May 14, 2004 20:48
Blah. Females piss me off. Even though I am one... I think *checks* oh ya. Yah, I'm female, no worries. *blinks*
ANYhew. Drove to Quizno's today. MMMM.. Toasty is my sentiments exactly, (almost wrote, "sediments," I should have, too :P) I'm really starting to get this driving thing down, only ran over two people today!! J/m.... maybe.
Jess is an odd one. We were all pissed off at eachother, and then she pretends like nothing happened. I'm going to be a bit stand-offish with her now. Lost all trust and faith in that girl. But then again, pretty much all of my closest friendships took some heavy casualties this week, (does that little analogy even make sense?)
I honestly don't know where I stand with people any more. So I'm just going to stop being me around everyone for a while, and see if that's the problem. I hate not being able to express myself, though. But I piss everyone off when I do, so I guess what's best for me is not best for my relationships with others. I'M SORRY FOR BEING ME. There, does that solve it?
The new love of my life is so incredibly sweet. I can actually talk to him about my problems, and he is the kind of support I need. He's such a great friend, but I wish we were more. Thank you Morgie for switching seats with me so I can sit next to my wuvvie ^_^ He looked so cute today. GAHHH! I just want to hug him.

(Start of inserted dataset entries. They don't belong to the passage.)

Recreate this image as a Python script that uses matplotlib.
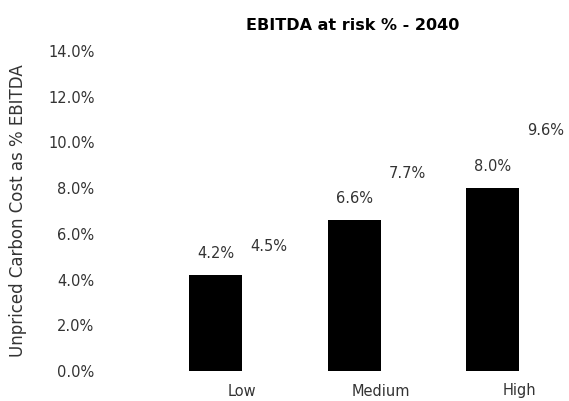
import matplotlib.pyplot as plt
import numpy as np

categories = ["Low", "Medium", "High"]
ebitda_at_risk = [4.2, 6.6, 8.0]
ebitda_at_risk_alt = [4.5, 7.7, 9.6]
y_ticks = [0, 2, 4, 6, 8, 10, 12, 14]

plt.rcParams['font.family'] = ['DejaVu Sans']

fig = plt.figure(figsize=(5.69, 4.01), dpi=100)
# axes box in pixels: left 100, right 569, bottom at 0% line, top at 14% line
ax = fig.add_axes([100 / 569, 30 / 401, 469 / 569, 320 / 401])

x = np.arange(len(categories))
w = 0.38
bars = ax.bar(x - w / 2, ebitda_at_risk, width=w, color='black')
ghost = ax.bar(x + w / 2, ebitda_at_risk_alt, width=w, color='none')

txt = '#333333'
ax.bar_label(bars, labels=[f"{v:.1f}%" for v in ebitda_at_risk],
             padding=10, fontsize=10.5, color=txt)
ax.bar_label(ghost, labels=[f"{v:.1f}%" for v in ebitda_at_risk_alt],
             padding=10, fontsize=10.5, color=txt)

ax.set_xlim(-1.025, 2.36)
ax.set_ylim(0, 14)
ax.set_yticks(y_ticks)
ax.set_yticklabels([f"{t:.1f}%" for t in y_ticks], fontsize=10.5, color=txt)
ax.set_xticks(x)
ax.set_xticklabels(categories, fontsize=10.5, color=txt)
ax.tick_params(length=0)
ax.tick_params(axis='y', pad=4)
ax.tick_params(axis='x', pad=9)
for s in ax.spines.values():
    s.set_visible(False)

ax.set_ylabel("Unpriced Carbon Cost as % EBITDA", fontsize=12, color=txt)
ax.yaxis.set_label_coords(-0.155, 0.5)

fig.text(353 / 569, 1 - 25 / 401, "EBITDA at risk % - 2040", ha='center', va='center',
         fontsize=11.5, fontweight='bold')

fig.savefig("out.png", dpi=100)
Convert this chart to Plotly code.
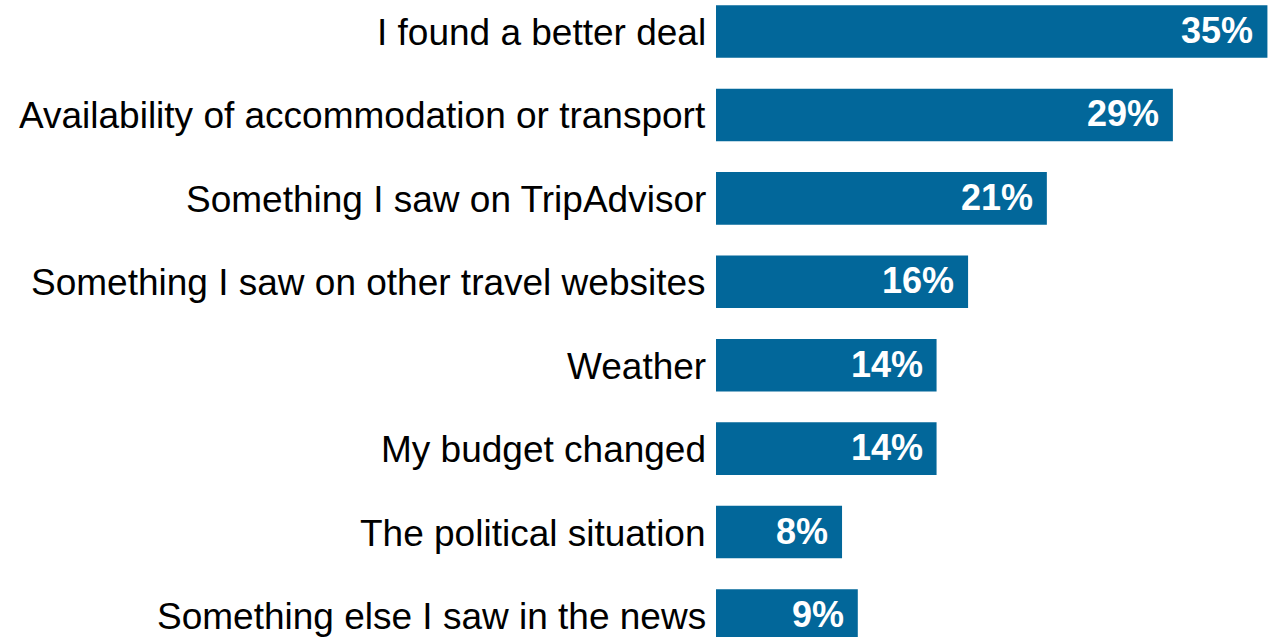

I think he's love worthy material. The best part is, we understand eachother. I remember one time in sixth period with the dreaded Kolod-monster, she was doing her usual beating people's opinions down verbally, and I bailed him out. He backed into a corner, (figuratively, people, come on,) hoping she would go away, but she didn't; she doesn't. I understood what he was trying to say, so I explained it to her so she would leave him alone. That was even before I realized I like him.